Past project Examples
These are examples of a few projects that have recently been funded:
- The Coop and Artisans in the Square on South Street -- restoration of the original storefronts of the historic building they occupy;
- New North Church -- handicapped-accessibility;
- The Isaac Lane House on North Street, a private residence – antique window restoration;
- South Shore Country Club maintenance building conversion into a handicapped-accessible facility offering amenities such as food, beverages, and restrooms at the ninth hole;
- St. Paul Church – handicapped-accessible ramp restoration;
- Welcome Lincoln House and Carriage House, South Street – window restoration and other work;
- Hingham Cemetery Corporation – bronze identification plaques at the entrances noting that the cemetery is on the National Register of Historic Places;
- Glastonbury Abbey – continued work on the towers, including resolving accessibility issues;
- Whitney Wharf Bridge beautification project, including planters and signage detailing the rich history of the harborfront area.
- A potential mural on the back of one of the buildings situated along the Greenbush tunnel cap in Hingham Square, to be completed by high school students if the project is approved and receives funds from the trust.
- Hingham Community Center – handicapped accessibility.
History of Greenbush Preservation Funds
The town’s former Greenbush Special Counsel Alexander Macmillan negotiated the trust fund several years ago for the benefit of the town, with the then-Selectmen’s approval. The purpose is to offset negative impacts from the train going through the heart of the downtown area.

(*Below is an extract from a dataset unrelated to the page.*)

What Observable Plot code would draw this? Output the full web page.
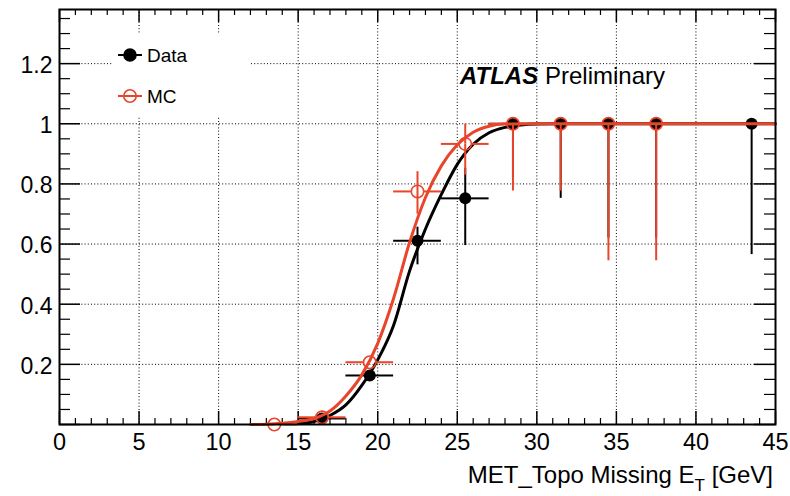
<!DOCTYPE html>
<html>
<head>
<meta charset="utf-8">
<script src="https://cdn.jsdelivr.net/npm/d3@7"></script>
<script src="https://cdn.jsdelivr.net/npm/@observablehq/plot@0.6"></script>
<style>
  html, body { margin: 0; padding: 0; background: #fff; }
  #chart { width: 790px; height: 496px; }
  svg { font-family: "Liberation Sans", Arial, Helvetica, sans-serif; }
</style>
</head>
<body>
<div id="chart"></div>
<script>
// Trigger efficiency vs. MET_Topo missing ET: data (black) and MC (red)
const RED = "#e8452a";

// Data points: bin centre, bin edges, efficiency, asymmetric errors
const dataX    = [16.5, 19.5, 22.5, 25.5, 28.5, 31.5, 34.5, 37.5, 43.5];
const dataXlo  = [15, 18, 21, 24, 27, 30, 33, 36, 42];
const dataXhi  = [18, 21, 24, 27, 30, 33, 36, 39, 45];
const dataEff  = [0.02, 0.163, 0.611, 0.752, 1, 1, 1, 1, 1];
const dataErrU = [0.008, 0.02, 0.045, 0.10, 0, 0, 0, 0, 0];
const dataErrD = [0.008, 0.02, 0.08, 0.157, 0.18, 0.248, 0.38, 0.38, 0.435];

// MC points
const mcX    = [13.5, 16.5, 19.5, 22.5, 25.5, 28.5, 31.5, 34.5, 37.5];
const mcXlo  = [12, 15, 18, 21, 24, 27, 30, 33, 36];
const mcXhi  = [15, 18, 21, 24, 27, 30, 33, 36, 39];
const mcEff  = [0.0, 0.024, 0.207, 0.775, 0.933, 1, 1, 1, 1];
const mcErrU = [0, 0.004, 0.01, 0.045, 0.045, 0, 0, 0, 0];
const mcErrD = [0, 0.004, 0.01, 0.055, 0.083, 0.203, 0.203, 0.435, 0.435];

// Fitted turn-on curves (sampled)
const fitDataX = [15, 16, 17, 18, 19, 20, 21, 22, 23, 24, 25, 26, 27, 28, 29, 30, 32, 45];
const fitDataY = [0.003, 0.01, 0.03, 0.065, 0.13, 0.215, 0.33, 0.51, 0.65, 0.765, 0.865, 0.932, 0.97, 0.988, 0.996, 0.999, 1, 1];
const fitMcX = [12, 13, 14, 15, 16, 17, 18, 19, 20, 21, 22, 23, 24, 25, 26, 27, 28, 30, 45];
const fitMcY = [0, 0.001, 0.004, 0.010, 0.02, 0.045, 0.095, 0.165, 0.27, 0.42, 0.605, 0.755, 0.86, 0.93, 0.972, 0.992, 0.999, 1, 1];

// Axis ticks
const xMajor = [0, 5, 10, 15, 20, 25, 30, 35, 40, 45];
const xGrid = [5, 10, 15, 20, 25, 30, 35, 40];
const xMinor = d3.range(0, 46, 1).filter(v => v % 5 !== 0);
const yMajor = [0, 0.2, 0.4, 0.6, 0.8, 1, 1.2];
const yLabels = [0.2, 0.4, 0.6, 0.8, 1, 1.2];
const yLabelText = ["0.2", "0.4", "0.6", "0.8", "1", "1.2"];
const yMinor = d3.range(1, 28).map(i => +(i * 0.05).toFixed(2)).filter(v => Math.round(v * 100) % 20 !== 0);

const toPoints = (xs, lo, hi, ys, eu, ed) =>
  xs.map((x, i) => ({x, xlo: lo[i], xhi: hi[i], y: ys[i], yhi: ys[i] + eu[i], ylo: ys[i] - ed[i]}));
const dataPts = toPoints(dataX, dataXlo, dataXhi, dataEff, dataErrU, dataErrD);
const mcPts = toPoints(mcX, mcXlo, mcXhi, mcEff, mcErrU, mcErrD);
const fitData = fitDataX.map((x, i) => ({x, y: fitDataY[i]}));
const fitMc = fitMcX.map((x, i) => ({x, y: fitMcY[i]}));

const W = 790, H = 496, mT = 9, mB = 72, mL = 59, mR = 15;
const innerH = H - mT - mB, innerW = W - mL - mR;
const R_DATA = 6, R_MC = 6.2;

// error bars drawn around a marker gap of radius r
function errorBars(pts, color, r) {
  const up = pts.filter(d => d.yhi > d.y + 0.025);
  const dn = pts.filter(d => d.ylo < d.y - 0.025);
  return [
    Plot.ruleY(pts, {y: "y", x1: "xlo", x2: "x", stroke: color, strokeWidth: 2, insetRight: r}),
    Plot.ruleY(pts, {y: "y", x1: "x", x2: "xhi", stroke: color, strokeWidth: 2, insetLeft: r}),
    Plot.ruleX(up, {x: "x", y1: "y", y2: "yhi", stroke: color, strokeWidth: 2, insetBottom: r}),
    Plot.ruleX(dn, {x: "x", y1: "ylo", y2: "y", stroke: color, strokeWidth: 2, insetTop: r})
  ];
}

const chart = Plot.plot({
  width: W, height: H,
  marginTop: mT, marginBottom: mB, marginLeft: mL, marginRight: mR,
  style: {fontFamily: '"Liberation Sans", Arial, Helvetica, sans-serif', background: "white", color: "black"},
  x: {domain: [0, 45]},
  y: {domain: [0, 1.38]},
  marks: [
    // dotted grid
    Plot.ruleX(xGrid, {x: d => d, stroke: "black", strokeWidth: 1, strokeDasharray: "1,2.2"}),
    Plot.ruleY(yLabels, {y: d => d, stroke: "black", strokeWidth: 1, strokeDasharray: "1,2.2"}),
    // inward ticks on all four sides
    Plot.tickX(xMajor, {x: d => d, stroke: "black", strokeWidth: 1.5, insetTop: innerH - 13}),
    Plot.tickX(xMinor, {x: d => d, stroke: "black", strokeWidth: 1.2, insetTop: innerH - 6}),
    Plot.tickX(xMajor, {x: d => d, stroke: "black", strokeWidth: 1.5, insetBottom: innerH - 13}),
    Plot.tickX(xMinor, {x: d => d, stroke: "black", strokeWidth: 1.2, insetBottom: innerH - 6}),
    Plot.tickY(yMajor, {y: d => d, stroke: "black", strokeWidth: 1.5, insetRight: innerW - 21}),
    Plot.tickY(yMinor, {y: d => d, stroke: "black", strokeWidth: 1.2, insetRight: innerW - 11}),
    Plot.tickY(yMajor, {y: d => d, stroke: "black", strokeWidth: 1.5, insetLeft: innerW - 21}),
    Plot.tickY(yMinor, {y: d => d, stroke: "black", strokeWidth: 1.2, insetLeft: innerW - 11}),
    Plot.axisX(xMajor, {tickSize: 0, tickPadding: 9, fontSize: 23.5, label: null}),
    Plot.axisY(yLabels, {tickSize: 0, tickPadding: 7, fontSize: 23, label: null, dy: 2,
      tickFormat: d => yLabelText[yLabels.indexOf(d)]}),
    // data
    ...errorBars(dataPts, "black", 0),
    Plot.dot(dataPts, {x: "x", y: "y", r: R_DATA, fill: "black", clip: false}),
    Plot.line(fitData, {x: "x", y: "y", stroke: "black", strokeWidth: 3, curve: "monotone-x"}),
    // MC
    ...errorBars(mcPts, RED, R_MC),
    Plot.dot(mcPts, {x: "x", y: "y", r: R_MC, stroke: RED, strokeWidth: 1.6, fill: "none", clip: false}),
    Plot.line(fitMc, {x: "x", y: "y", stroke: RED, strokeWidth: 3, curve: "monotone-x"}),
    Plot.frame({stroke: "black", strokeWidth: 2})
  ]
});

const svg = d3.select(chart);
const ann = svg.append("g")
  .attr("font-family", '"Liberation Sans", Arial, Helvetica, sans-serif')
  .attr("text-anchor", "start");

// legend
ann.append("rect").attr("x", 113).attr("y", 33).attr("width", 137).attr("height", 84).attr("fill", "white");
const legend = [
  {label: "Data", color: "black", filled: true, y: 55},
  {label: "MC", color: RED, filled: false, y: 96}
];
legend.forEach(l => {
  ann.append("line").attr("x1", 118).attr("x2", 142).attr("y1", l.y).attr("y2", l.y)
    .attr("stroke", l.color).attr("stroke-width", 2);
  ann.append("circle").attr("cx", 130).attr("cy", l.y).attr("r", l.filled ? R_DATA : R_MC)
    .attr("fill", l.filled ? l.color : "none").attr("stroke", l.color).attr("stroke-width", 1.6);
  ann.append("text").attr("x", 147).attr("y", l.y + 7).attr("font-size", 19).attr("fill", "black").text(l.label);
});

// experiment label
const atlas = ann.append("text").attr("y", 84).attr("font-size", 24).attr("fill", "black");
atlas.append("tspan").attr("x", 460).attr("font-weight", "bold").attr("font-style", "italic").text("ATLAS");
atlas.append("tspan").attr("x", 545).text("Preliminary");

// x-axis title
const title = ann.append("text").attr("x", 773).attr("y", 483).attr("text-anchor", "end")
  .attr("font-size", 24).attr("fill", "black");
title.append("tspan").text("MET_Topo Missing E");
title.append("tspan").attr("font-size", 17).attr("dy", 8).text("T");
title.append("tspan").attr("dy", -8).text(" [GeV]");

document.getElementById("chart").appendChild(chart);
</script>
</body>
</html>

Other communities affected by the rail restoration project subsequently followed Hingham’s lead in asking for money for the same purpose.
There are hundreds of buildings on the inventory of historic properties in that area that could be eligible for some of the funds. An agreement between the Town of Hingham and the MBTA, approved by the Massachusetts Historical Commission, provided for a sum of $1.35 million to be placed in a trust administered by the commission.
Not wanting to fund one large project that used up the entire amount, the commission decided earlier to award $100,000-worth of grants a year. The remaining funds are invested by the town treasurer.